For the past few years, the Colorado football team has had a “base” 3-4 defense.
New defensive coordinator Chris Wilson employed a 4-3 scheme when he was in the same role at Mississippi State several years ago.
So, will the 2021 Buffaloes’ base defense be a 3-4 or a 4-3?
“I would say we’re probably both,” CU head coach Karl Dorrell said.
In reality, the Buffs’ defense will cater more to the skills of the players rather than to a particular scheme.
“We have a plan, and it’s built around our players, the things that they can do well,” said Wilson, who was promoted to coordinator this winter and is beginning his second year coaching the Buffs’ defensive line. “Then, being complimentary enough where it’s difficult for offenses, but simple for us.”
Under the direction of previous defensive coordinator Tyson Summers, the Buffs showed improvement from the 2019 season to 2020. According to multiple people within the program, however, it was a complicated system to learn.
Dorrell and Wilson have both used the term “player friendly” to describe the new defensive plan.
“Here’s what I know: schemes are predicated off of players,” Wilson said. “If all the systems were great, everybody would call the same plays all the time. It comes down to doing what our guys can do. My biggest deal is to make sure I do a great job of identifying and evaluating our best players, and that’s the ultimate goal.
“Secondly is doing a great job of knowing our opponent, and being able to find their deficiencies, as well as the things that we may be deficient on. Those subtleties can steal downs for you, and if you steal a couple of downs within a game, you win a game.”
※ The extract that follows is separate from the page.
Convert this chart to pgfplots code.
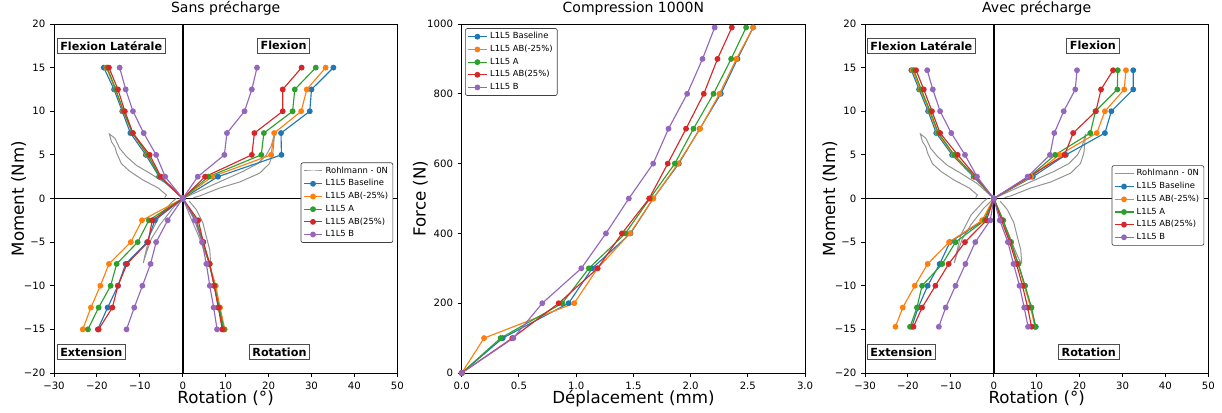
\documentclass[border=0pt]{standalone}
\usepackage{fontspec}
\setmainfont{DejaVu Sans}
\usepackage{pgfplots}
\pgfplotsset{compat=1.18}
\definecolor{c0}{HTML}{1F77B4}
\definecolor{c1}{HTML}{FF7F0E}
\definecolor{c2}{HTML}{2CA02C}
\definecolor{c3}{HTML}{D62728}
\definecolor{c4}{HTML}{9467BD}
\definecolor{rg}{HTML}{939393}
\tikzset{lbl/.style={draw=black!70, fill=white, line width=0.6pt, font=\bfseries\fontsize{8.4}{10}\selectfont, inner xsep=2.5pt, inner ysep=2.5pt}}
\pgfplotsset{
  base/.style={
    scale only axis, width=257.5pt, height=261.75pt,
    axis line style={line width=0.75pt},
    tick align=outside, xtick pos=left, ytick pos=left,
    major tick length=3pt, tick style={black, line width=0.7pt},
    ticklabel style={font=\fontsize{7.6}{8.5}\selectfont},
    /pgf/number format/assume math mode=true,
    /pgf/number format/set thousands separator={},
    label style={font=\fontsize{12.5}{14}\selectfont},
    title style={font=\fontsize{10.5}{12}\selectfont, at={(0.5,1)}, anchor=base, yshift=3pt},
    xlabel style={at={(0.5,0)}, anchor=base, yshift=-22.5pt},
    ylabel style={at={(0,0.5)}, anchor=base, yshift=22.5pt},
    every axis plot/.append style={line width=0.85pt, mark size=1.75pt},
    legend style={font=\fontsize{6.3}{7.5}\selectfont, draw=black!75, line width=0.5pt, rounded corners=1.5pt, inner sep=1.5pt, row sep=0.3pt, nodes={inner ysep=1.5pt}},
    legend cell align=left,
    legend image code/.code={\draw[mark repeat=2,mark phase=2] plot coordinates {(0cm,0cm) (0.25cm,0cm) (0.5cm,0cm)};},
    unbounded coords=jump,
  },
  rotax/.style={base,
    xmin=-30, xmax=50, ymin=-20, ymax=20,
    xtick={-30,-20,...,50}, xticklabels={−30,−20,−10,0,10,20,30,40,50},
    ytick={-20,-15,...,20}, yticklabels={−20,−15,−10,−5,0,5,10,15,20},
    xlabel={Rotation (°)}, ylabel={Moment (Nm)}, clip=false,
  },
}
\newcommand{\zerolines}{%
  \draw[line width=1.2pt] (axis cs:0,-20) -- (axis cs:0,20);
  \draw[line width=1.2pt] (axis cs:-30,0) -- (axis cs:50,0);
}
\newcommand{\rohl}{%
  \addplot[rg, line width=0.75pt, mark=none] coordinates {
    (0,0) (-3.8,1.7) (-7.7,2.9) (-10.8,3.8) (-13.1,4.8) (-14.7,5.75) (-15.8,6.9) (-17.1,7.4)
    (-16.6,6.5) (-15.8,5.9) (-15.4,5.2) (-14.3,4.0) (-12.3,3.1) (-9.2,2.1) (-5.7,1.2) (-3.8,0.4) (-4.2,0.1)
    (nan,nan)
    (0,0) (4,0.9) (9,2.0) (14,3.1) (17.5,4.0) (19.5,5.0) (20.6,6.0) (21.4,7.4)
    (21.0,5.2) (20.2,4.0) (17.9,2.9) (13.3,1.9) (8.6,1.2) (4.0,0.3) (2.5,0.1)
    (nan,nan)
    (0,0) (-2.3,-1.1) (-5.3,-3.0) (-7.3,-4.6) (-8.4,-6.1) (-9.2,-7.4)
    (-8.8,-6.5) (-7.7,-4.2) (-5.3,-1.9) (-2.5,-0.4) (-1.5,0)
    (nan,nan)
    (0,0) (1.6,-1.9) (3.6,-4.2) (5.1,-6.1) (6.2,-7.3) (6.5,-7.4)
    (6.3,-5.9) (5.5,-4.4) (4.7,-2.8) (3.2,-1.3) (1.5,-0.3)
  };
}
\begin{document}
\begin{tikzpicture}
\useasboundingbox (0,0) rectangle (916.5pt,309pt);
% ---------------- Left
\begin{axis}[rotax, at={(40.5pt,29.25pt)}, anchor=south west, title={Sans précharge},
  legend style={at={(0.988,0.488)}, anchor=east}]
\zerolines
\rohl
\addlegendentry{Rohlmann - 0N}
\addplot[c0, mark=*] coordinates {
 (0,0) (-5.5,2.5) (-8.6,5) (-12.2,7.5) (-14.1,10) (-16.0,12.5) (-18.4,15) (nan,nan)
 (0,0) (8.2,2.5) (23.0,5) (22.9,7.5) (29.6,10) (30.0,12.5) (35.1,15) (nan,nan)
 (0,0) (-6.5,-2.5) (-8.3,-5) (-13.3,-7.5) (-15.1,-10) (-17.5,-12.5) (-19.8,-15) (nan,nan)
 (0,0) (3.1,-2.5) (4.7,-5) (6.2,-7.5) (7.4,-10) (8.3,-12.5) (9.5,-15)};
\addlegendentry{L1L5 Baseline}
\addplot[c1, mark=*] coordinates {
 (0,0) (-5.2,2.5) (-8.3,5) (-11.7,7.5) (-13.9,10) (-15.7,12.5) (-17.8,15) (nan,nan)
 (0,0) (6.8,2.5) (20.6,5) (21.3,7.5) (27.6,10) (28.9,12.5) (33.3,15) (nan,nan)
 (0,0) (-9.5,-2.5) (-12.1,-5) (-17.2,-7.5) (-19.2,-10) (-21.4,-12.5) (-23.3,-15) (nan,nan)
 (0,0) (3.1,-2.5) (4.7,-5) (6.2,-7.5) (7.7,-10) (8.7,-12.5) (9.8,-15)};
\addlegendentry{L1L5 AB(-25\%)}
\addplot[c2, mark=*] coordinates {
 (0,0) (-5.4,2.5) (-8.1,5) (-11.7,7.5) (-13.8,10) (-15.6,12.5) (-17.6,15) (nan,nan)
 (0,0) (6.0,2.5) (18.3,5) (18.9,7.5) (25.6,10) (26.1,12.5) (31.0,15) (nan,nan)
 (0,0) (-7.9,-2.5) (-10.5,-5) (-15.4,-7.5) (-16.8,-10) (-19.6,-12.5) (-22.1,-15) (nan,nan)
 (0,0) (3.1,-2.5) (4.7,-5) (6.2,-7.5) (7.4,-10) (8.5,-12.5) (9.6,-15)};
\addlegendentry{L1L5 A}
\addplot[c3, mark=*] coordinates {
 (0,0) (-5.1,2.5) (-7.7,5) (-11.6,7.5) (-13.5,10) (-15.1,12.5) (-17.2,15) (nan,nan)
 (0,0) (5.2,2.5) (16.1,5) (16.7,7.5) (23.3,10) (23.3,12.5) (27.7,15) (nan,nan)
 (0,0) (-7.1,-2.5) (-8.1,-5) (-13.0,-7.5) (-15.1,-10) (-16.4,-12.5) (-19.6,-15) (nan,nan)
 (0,0) (3.6,-2.5) (4.8,-5) (6.3,-7.5) (7.3,-10) (8.3,-12.5) (9.2,-15)};
\addlegendentry{L1L5 AB(25\%)}
\addplot[c4, mark=*] coordinates {
 (0,0) (-4.1,2.5) (-6.2,5) (-9.1,7.5) (-11.6,10) (-13.3,12.5) (-14.7,15) (nan,nan)
 (0,0) (3.5,2.5) (9.7,5) (10.3,7.5) (14.4,10) (16.1,12.5) (17.3,15) (nan,nan)
 (0,0) (-3.5,-2.5) (-6.2,-5) (-7.5,-7.5) (-9.4,-10) (-11.3,-12.5) (-13.1,-15) (nan,nan)
 (0,0) (2.8,-2.5) (4.5,-5) (5.5,-7.5) (6.3,-10) (7.2,-12.5) (8.0,-15)};
\addlegendentry{L1L5 B}
\node[lbl, anchor=west] at (axis cs:-29.4,17.5) {Flexion Latérale};
\node[lbl, anchor=east] at (axis cs:29.7,17.5) {Flexion};
\node[lbl, anchor=west] at (axis cs:-29.4,-17.6) {Extension};
\node[lbl, anchor=east] at (axis cs:29.7,-17.6) {Rotation};
\end{axis}
% ---------------- Middle
\begin{axis}[base, at={(346.3pt,29.25pt)}, anchor=south west, title={Compression 1000N},
  xmin=0, xmax=3, ymin=0, ymax=1000, xtick={0,0.5,...,3}, ytick={0,200,...,1000},
  xticklabel style={/pgf/number format/.cd, fixed, fixed zerofill, precision=1},
  xlabel={Déplacement (mm)}, ylabel={Force (N)}, ylabel style={yshift=4.5pt},
  legend style={at={(0.0096,0.988)}, anchor=north west}]
\addplot[c0, mark=*] coordinates {(0,0) (0.358,100) (0.934,200) (1.14,300) (1.475,400) (1.673,500) (1.897,600) (2.08,700) (2.264,800) (2.41,900) (2.546,990)};
\addlegendentry{L1L5 Baseline}
\addplot[c1, mark=*] coordinates {(0,0) (0.195,100) (0.983,200) (1.187,300) (1.47,400) (1.673,500) (1.89,600) (2.083,700) (2.252,800) (2.40,900) (2.546,990)};
\addlegendentry{L1L5 AB(-25\%)}
\addplot[c2, mark=*] coordinates {(0,0) (0.34,100) (0.879,200) (1.111,300) (1.43,400) (1.644,500) (1.862,600) (2.025,700) (2.20,800) (2.354,900) (2.485,990)};
\addlegendentry{L1L5 A}
\addplot[c3, mark=*] coordinates {(0,0) (0.442,100) (0.847,200) (1.187,300) (1.40,400) (1.638,500) (1.80,600) (1.96,700) (2.115,800) (2.235,900) (2.36,990)};
\addlegendentry{L1L5 AB(25\%)}
\addplot[c4, mark=*] coordinates {(0,0) (0.451,100) (0.704,200) (1.045,300) (1.26,400) (1.46,500) (1.673,600) (1.807,700) (1.97,800) (2.104,900) (2.21,990)};
\addlegendentry{L1L5 B}
\end{axis}
% ---------------- Right
\begin{axis}[rotax, at={(648.75pt,29.25pt)}, anchor=south west, title={Avec précharge},
  legend style={at={(0.988,0.48)}, anchor=east}]
\zerolines
\rohl
\addlegendentry{Rohlmann - 0N}
\addplot[c0, mark=*] coordinates {
 (0,0) (-4.7,2.5) (-9.7,5) (-13.4,7.5) (-15.3,10) (-17.4,12.5) (-19.2,14.7) (nan,nan)
 (0,0) (9.1,2.5) (16.8,5) (25.9,7.5) (27.4,10) (32.5,12.5) (32.5,14.7) (nan,nan)
 (0,0) (-2.3,-2.5) (-10.2,-5) (-12.6,-7.5) (-15.4,-10) (-17.6,-12.5) (-19.1,-14.7) (nan,nan)
 (0,0) (2.1,-2.5) (4.0,-5) (5.7,-7.5) (7.2,-10) (8.7,-12.5) (9.8,-14.7)};
\addlegendentry{L1L5 Baseline}
\addplot[c1, mark=*] coordinates {
 (0,0) (-4.5,2.5) (-9.4,5) (-13.1,7.5) (-15.0,10) (-17.1,12.5) (-18.9,14.7) (nan,nan)
 (0,0) (8.7,2.5) (15.3,5) (24.0,7.5) (25.9,10) (30.4,12.5) (30.8,14.7) (nan,nan)
 (0,0) (-2.7,-2.5) (-10.4,-5) (-15.4,-7.5) (-18.4,-10) (-21.2,-12.5) (-22.9,-14.7) (nan,nan)
 (0,0) (2.1,-2.5) (4.0,-5) (5.7,-7.5) (7.2,-10) (8.6,-12.5) (9.6,-14.7)};
\addlegendentry{L1L5 AB(-25\%)}
\addplot[c2, mark=*] coordinates {
 (0,0) (-4.4,2.5) (-9.2,5) (-12.9,7.5) (-14.8,10) (-16.9,12.5) (-18.6,14.7) (nan,nan)
 (0,0) (8.3,2.5) (14.3,5) (22.5,7.5) (23.7,10) (28.8,12.5) (28.9,14.7) (nan,nan)
 (0,0) (-2.1,-2.5) (-8.9,-5) (-12.0,-7.5) (-16.7,-10) (-17.9,-12.5) (-19.5,-14.7) (nan,nan)
 (0,0) (2.2,-2.5) (4.0,-5) (5.7,-7.5) (7.3,-10) (8.8,-12.5) (9.7,-14.7)};
\addlegendentry{L1L5 A}
\addplot[c3, mark=*] coordinates {
 (0,0) (-4.1,2.5) (-8.4,5) (-12.5,7.5) (-14.4,10) (-16.3,12.5) (-18.1,14.7) (nan,nan)
 (0,0) (8.2,2.5) (16.5,5) (18.5,7.5) (23.8,10) (25.0,12.5) (27.8,14.7) (nan,nan)
 (0,0) (-1.7,-2.5) (-6.7,-5) (-10.5,-7.5) (-13.6,-10) (-16.7,-12.5) (-18.7,-14.7) (nan,nan)
 (0,0) (1.8,-2.5) (3.7,-5) (5.3,-7.5) (6.7,-10) (7.9,-12.5) (8.8,-14.7)};
\addlegendentry{L1L5 AB(25\%)}
\addplot[c4, mark=*] coordinates {
 (0,0) (-3.9,2.5) (-6.7,5) (-9.9,7.5) (-12.5,10) (-14.2,12.5) (-15.5,14.7) (nan,nan)
 (0,0) (7.9,2.5) (13.1,5) (14.1,7.5) (16.3,10) (19.0,12.5) (19.4,14.7) (nan,nan)
 (0,0) (-0.8,-2.5) (-4.3,-5) (-6.6,-7.5) (-8.9,-10) (-11.2,-12.5) (-12.8,-14.7) (nan,nan)
 (0,0) (1.4,-2.5) (3.3,-5) (4.6,-7.5) (6.0,-10) (7.1,-12.5) (8.0,-14.7)};
\addlegendentry{L1L5 B}
\node[lbl, anchor=west] at (axis cs:-29.6,17.5) {Flexion Latérale};
\node[lbl, anchor=east] at (axis cs:29.3,17.5) {Flexion};
\node[lbl, anchor=west] at (axis cs:-29.6,-17.6) {Extension};
\node[lbl, anchor=east] at (axis cs:29.3,-17.6) {Rotation};
\end{axis}
\end{tikzpicture}
\end{document}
Knowing the opponent is part of why the Buffs aren’t going to be tied to a particular base defense. Although the Buffs have had a 3-4 base in recent years, they have often used two, three or four down linemen at various times in games. The Buffs seek even more versatility this year.
“We have to be multiple on defense,” Dorrell said. “You can’t really say you can play an odd front for the whole football game. We’re going to be able to play 3-4 systems, four-down systems. We’ve obviously got sub packages, things like that – just depending on what the offense presents to our defense.”
Regardless of the alignment on a given play or series, Wilson’s goal is to help the players easily understand the plan so they can let their talent take over.
“When a guy knows what to do, and he knows how to do it, he plays fast,” Wilson said. “That’s why your systems have to be complimentary enough where they can analyze quickly and play fast.”
Last season, the Buffs ranked among the best teams in the country on third downs (13th, 31.76% conversion rate) and in tackles for loss (seventh, 8.17 per game).
On the other hand, CU allowed 42 plays of 20-plus yards and forced just eight turnovers during the six-game season – with half of those coming in the opener against UCLA. Playing fast can help to improve those numbers and the overall production of the defense.
“We’re going to be whatever we need to be every week to get our best players on the field, and to take away the things, hopefully, that these offenses do pretty well,” Wilson said.
“There’s a lot of room for improvement for us to become a dominating defense. If we can take the ball from people, not wait for a mistake, but we can take the ball from people, now we’re a dominant football team.”
To get there, the Buffs will lean on the talent of the roster. Wilson, in a coordinator role for the first time since 2010-12 at Mississippi State, is excited for the challenge of helping the Buffs become dominant.
“This is my second opportunity to do this, so I have a lot of experience there,” he said. “I had a chance to do it at Mississippi State, in an elite conference just like the Pac-12. The thing is doing the things that your guys can do, and number two is being able to identify and develop your systems, and that’s the most important thing.
“This is great opportunity. Obviously it’s not something that you take lightly but I’m very fortunate that I’m around a really, really good group of men, really good teachers and mentors.”